The banner made Irene Gunn pause over her gin and tonic.

The banner made Irene Gunn pause over her gin and tonic.

Up and down the Pinellas coast, she and other weekend beachgoers were puzzled by the little gray plane towing the giant American flag and the message, "PRESIDENT BUSH WE ARE NOT A THREAT!"

"What does that mean?" Gunn, 63, asked the bartender at Frenchy's on Clearwater Beach.

No one knew.

Gunn and a couple of dozen other people called either the control tower at Albert Whitted Airport or Advertising Air Force at Hanger 3 to ask about the banner.

Mary Singer, operations chief at Advertising Air Force, said the banner is part of a nationwide protest by banner plane companies against restrictions that prevent them from flying at sporting events in the wake of last year's terrorist attacks.

Hundreds of planes across the country flew the message this weekend. The restrictions cost Singer's company about 25 percent of its business, she said, and for inland banner planes without a beach audience, the impact is worse.

"It's our little way of saying, 'Hey, we're not the ones threatening anybody,' " said Singer, who wears a T-shirt to work that says "The few . . . the proud . . . the banner people."
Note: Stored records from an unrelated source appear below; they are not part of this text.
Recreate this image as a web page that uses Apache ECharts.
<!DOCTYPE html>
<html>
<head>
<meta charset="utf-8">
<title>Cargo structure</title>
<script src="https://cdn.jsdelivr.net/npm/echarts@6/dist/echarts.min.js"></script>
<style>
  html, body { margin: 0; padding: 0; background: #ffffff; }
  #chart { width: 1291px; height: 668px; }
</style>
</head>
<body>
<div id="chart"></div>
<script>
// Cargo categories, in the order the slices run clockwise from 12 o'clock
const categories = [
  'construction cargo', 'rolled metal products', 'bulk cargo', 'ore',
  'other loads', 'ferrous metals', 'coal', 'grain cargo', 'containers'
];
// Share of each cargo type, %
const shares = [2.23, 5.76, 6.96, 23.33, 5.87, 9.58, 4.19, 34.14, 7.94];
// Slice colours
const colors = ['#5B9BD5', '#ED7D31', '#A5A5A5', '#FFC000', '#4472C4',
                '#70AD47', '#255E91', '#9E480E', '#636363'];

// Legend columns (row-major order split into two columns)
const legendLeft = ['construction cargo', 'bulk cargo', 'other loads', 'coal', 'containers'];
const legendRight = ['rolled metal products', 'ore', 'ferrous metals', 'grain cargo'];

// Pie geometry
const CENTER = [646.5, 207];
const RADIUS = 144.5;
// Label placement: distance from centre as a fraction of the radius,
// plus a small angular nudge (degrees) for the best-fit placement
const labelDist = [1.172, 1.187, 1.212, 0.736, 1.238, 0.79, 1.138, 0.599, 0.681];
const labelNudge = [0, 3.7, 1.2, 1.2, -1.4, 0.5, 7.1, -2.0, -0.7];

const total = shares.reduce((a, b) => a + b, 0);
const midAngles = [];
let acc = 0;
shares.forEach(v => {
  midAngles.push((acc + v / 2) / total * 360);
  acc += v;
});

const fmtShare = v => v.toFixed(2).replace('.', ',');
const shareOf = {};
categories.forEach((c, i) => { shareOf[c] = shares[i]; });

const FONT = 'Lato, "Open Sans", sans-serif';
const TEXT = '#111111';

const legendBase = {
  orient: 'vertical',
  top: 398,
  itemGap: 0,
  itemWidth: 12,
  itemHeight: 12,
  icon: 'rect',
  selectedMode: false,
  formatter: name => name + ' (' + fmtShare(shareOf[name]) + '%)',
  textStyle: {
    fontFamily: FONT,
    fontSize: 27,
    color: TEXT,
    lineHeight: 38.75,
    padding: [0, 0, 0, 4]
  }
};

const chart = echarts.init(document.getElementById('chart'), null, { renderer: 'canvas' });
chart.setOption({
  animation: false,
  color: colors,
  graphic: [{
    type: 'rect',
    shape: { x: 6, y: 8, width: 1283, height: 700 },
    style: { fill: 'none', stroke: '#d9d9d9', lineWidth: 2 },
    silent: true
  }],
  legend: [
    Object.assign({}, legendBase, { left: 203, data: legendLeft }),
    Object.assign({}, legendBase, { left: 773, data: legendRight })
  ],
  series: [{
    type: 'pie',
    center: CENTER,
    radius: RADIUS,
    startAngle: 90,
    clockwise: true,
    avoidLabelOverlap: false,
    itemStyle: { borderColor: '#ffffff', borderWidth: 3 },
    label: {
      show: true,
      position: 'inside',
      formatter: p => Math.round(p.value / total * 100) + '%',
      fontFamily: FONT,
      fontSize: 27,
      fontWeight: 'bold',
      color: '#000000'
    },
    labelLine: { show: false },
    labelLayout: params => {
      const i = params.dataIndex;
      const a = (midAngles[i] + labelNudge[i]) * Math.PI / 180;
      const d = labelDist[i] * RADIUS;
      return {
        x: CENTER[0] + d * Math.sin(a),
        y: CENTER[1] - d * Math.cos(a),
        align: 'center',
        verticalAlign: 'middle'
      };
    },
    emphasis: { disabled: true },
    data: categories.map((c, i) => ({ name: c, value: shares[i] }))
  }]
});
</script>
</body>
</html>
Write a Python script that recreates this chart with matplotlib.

Banner planes, along with blimps and other nonessential aircraft, must stay 3 nautical miles out and 3,000 feet above major sporting events, according to post-Sept. 11, 2001, regulations set by the National Transportation Security Administration.

Pilots could apply for a waiver until two weeks ago, when the agency raised the security alert level around stadiums and canceled all waivers.

The Federal Aviation Administration said the restrictions stem from concerns that an aircraft could be used as a weapon.

But banner plane companies are going out of business because of the regulations, which the companies believe have more to do with money than safety, said William Bruckner, secretary of the U.S. Aerial Advertising Association and owner of Florida Aerial Advertising in St. Petersburg.

Stadiums and sporting associations pressure the government to maintain the restrictions because they compete with banner planes for advertising revenue, he said.

"We're not a threat," he said, noting that no banner-pulling plane has ever collided with a person at a sporting event. "We're only a threat to their pocketbooks."

Locally, the protest banner flew up the coast to Tarpon Springs on Saturday and to Clearwater Beach on Sunday, Singer said. A single-seat Piper Cub about the size of a school bus towed the 20- by-50-foot flag and the 5-foot capital letters.

Monday night, it will circle above the parking lot at Raymond James Stadium while tailgaters are getting ready for the Bucs' game against the St. Louis Rams. The plane is allowed to fly until two hours before the game, Singer said.

Callers are generally supportive when they hear the reason for the banner, Singer said.

Mrs. Gunn was one of those callers.

"Well, it's just the dumbest thing I ever heard of," Gunn said. "What's security got to do with a banner? It's a bunch of letters."